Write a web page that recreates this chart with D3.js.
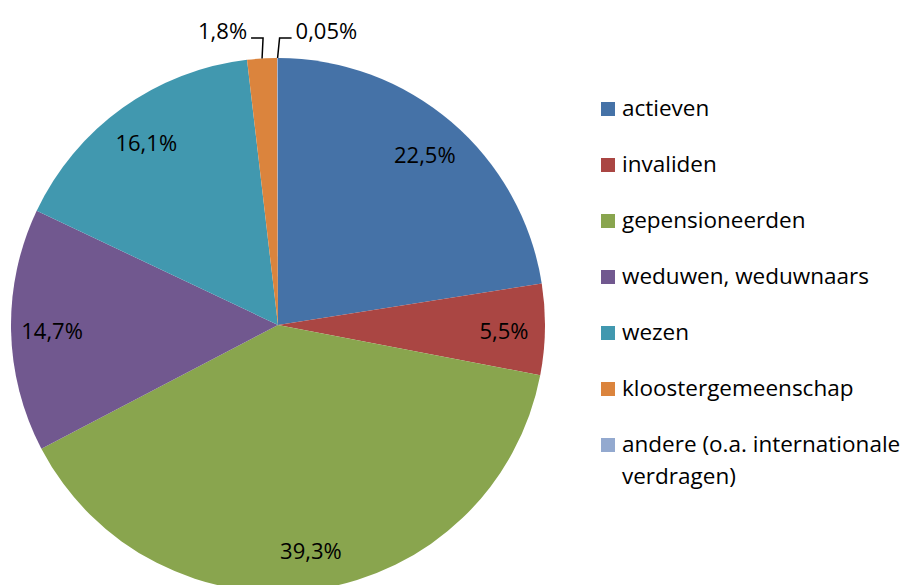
<!DOCTYPE html>
<html><head><meta charset="utf-8">
<script src="https://cdn.jsdelivr.net/npm/d3@7"></script>
<style>body{margin:0;background:#fff}svg{display:block}text{font-family:"Open Sans",sans-serif;fill:#000}</style>
</head><body>
<svg id="c" width="901" height="585"></svg>
<script>
const categories = ["actieven","invaliden","gepensioneerden","weduwen, weduwnaars","wezen","kloostergemeenschap","andere (o.a. internationale verdragen)"];
const values = [22.5, 5.5, 39.3, 14.7, 16.1, 1.8, 0.05];
const labels = ["22,5%","5,5%","39,3%","14,7%","16,1%","1,8%","0,05%"];
const colors = ["#4572A7","#AA4643","#89A54E","#71588F","#4198AF","#DB843D","#93A9CF"];
const legendLines = [["actieven"],["invaliden"],["gepensioneerden"],["weduwen, weduwnaars"],["wezen"],["kloostergemeenschap"],["andere (o.a. internationale","verdragen)"]];

const svg = d3.select("#c");
const cx = 278, cy = 325, R = 267;
const g = svg.append("g").attr("transform", `translate(${cx},${cy})`);
const pie = d3.pie().sort(null).value(d => d);
const arcs = pie(values);
const arc = d3.arc().innerRadius(0).outerRadius(R);
const labelArc = d3.arc().innerRadius(226).outerRadius(226);

g.selectAll("path.s").data(arcs).join("path").attr("class","s")
  .attr("d", arc).attr("fill", (d,i) => colors[i]);

const FS = 22;
arcs.forEach((d,i) => {
  if (i >= 5) return;
  const [x,y] = labelArc.centroid(d);
  g.append("text").attr("x", x).attr("y", y + 2).attr("dy","0.36em")
    .attr("text-anchor","middle").style("font-size", FS+"px").text(labels[i]);
});
const topY = 38 - cy;
[5,6].forEach(i => {
  const d = arcs[i];
  const a = (d.startAngle + d.endAngle)/2;
  const x0 = R*Math.sin(a), y0 = -R*Math.cos(a);
  const dir = i === 5 ? -1 : 1;
  const ex = x0 + dir*(i===5 ? -1 : 2);
  const pts = [[x0,y0],[ex,topY],[ex + dir*12, topY]];
  g.append("path").attr("d", d3.line()(pts)).attr("fill","none")
    .attr("stroke","#000").attr("stroke-width",1.5);
  g.append("text").attr("x", ex + dir*16).attr("y", 31 - cy).attr("dy","0.36em")
    .attr("text-anchor", dir < 0 ? "end" : "start").style("font-size", FS+"px").text(labels[i]);
});

const ly = d3.scaleLinear().domain([0,1]).range([116,172]);
const lg = svg.append("g");
legendLines.forEach((lines,i) => {
  const b = ly(i);
  lg.append("rect").attr("x",601).attr("y",b-14).attr("width",14).attr("height",14).attr("fill",colors[i]);
  const t = lg.append("text").attr("x",622).attr("y",b).style("font-size","22.5px");
  lines.forEach((ln,j) => t.append("tspan").attr("x",622).attr("dy", j===0?0:32).text(ln));
});
</script>
</body></html>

To do: Leave out the pictures and copy the rest of the material above exactly.

Solution to the exercise:
Write a web page that recreates this chart with D3.js.
<!DOCTYPE html>
<html><head><meta charset="utf-8">
<script src="https://cdn.jsdelivr.net/npm/d3@7"></script>
<style>body{margin:0;background:#fff}svg{display:block}text{font-family:"Open Sans",sans-serif;fill:#000}</style>
</head><body>
<svg id="c" width="901" height="585"></svg>
<script>
const categories = ["actieven","invaliden","gepensioneerden","weduwen, weduwnaars","wezen","kloostergemeenschap","andere (o.a. internationale verdragen)"];
const values = [22.5, 5.5, 39.3, 14.7, 16.1, 1.8, 0.05];
const labels = ["22,5%","5,5%","39,3%","14,7%","16,1%","1,8%","0,05%"];
const colors = ["#4572A7","#AA4643","#89A54E","#71588F","#4198AF","#DB843D","#93A9CF"];
const legendLines = [["actieven"],["invaliden"],["gepensioneerden"],["weduwen, weduwnaars"],["wezen"],["kloostergemeenschap"],["andere (o.a. internationale","verdragen)"]];

const svg = d3.select("#c");
const cx = 278, cy = 325, R = 267;
const g = svg.append("g").attr("transform", `translate(${cx},${cy})`);
const pie = d3.pie().sort(null).value(d => d);
const arcs = pie(values);
const arc = d3.arc().innerRadius(0).outerRadius(R);
const labelArc = d3.arc().innerRadius(226).outerRadius(226);

g.selectAll("path.s").data(arcs).join("path").attr("class","s")
  .attr("d", arc).attr("fill", (d,i) => colors[i]);

const FS = 22;
arcs.forEach((d,i) => {
  if (i >= 5) return;
  const [x,y] = labelArc.centroid(d);
  g.append("text").attr("x", x).attr("y", y + 2).attr("dy","0.36em")
    .attr("text-anchor","middle").style("font-size", FS+"px").text(labels[i]);
});
const topY = 38 - cy;
[5,6].forEach(i => {
  const d = arcs[i];
  const a = (d.startAngle + d.endAngle)/2;
  const x0 = R*Math.sin(a), y0 = -R*Math.cos(a);
  const dir = i === 5 ? -1 : 1;
  const ex = x0 + dir*(i===5 ? -1 : 2);
  const pts = [[x0,y0],[ex,topY],[ex + dir*12, topY]];
  g.append("path").attr("d", d3.line()(pts)).attr("fill","none")
    .attr("stroke","#000").attr("stroke-width",1.5);
  g.append("text").attr("x", ex + dir*16).attr("y", 31 - cy).attr("dy","0.36em")
    .attr("text-anchor", dir < 0 ? "end" : "start").style("font-size", FS+"px").text(labels[i]);
});

const ly = d3.scaleLinear().domain([0,1]).range([116,172]);
const lg = svg.append("g");
legendLines.forEach((lines,i) => {
  const b = ly(i);
  lg.append("rect").attr("x",601).attr("y",b-14).attr("width",14).attr("height",14).attr("fill",colors[i]);
  const t = lg.append("text").attr("x",622).attr("y",b).style("font-size","22.5px");
  lines.forEach((ln,j) => t.append("tspan").attr("x",622).attr("dy", j===0?0:32).text(ln));
});
</script>
</body></html>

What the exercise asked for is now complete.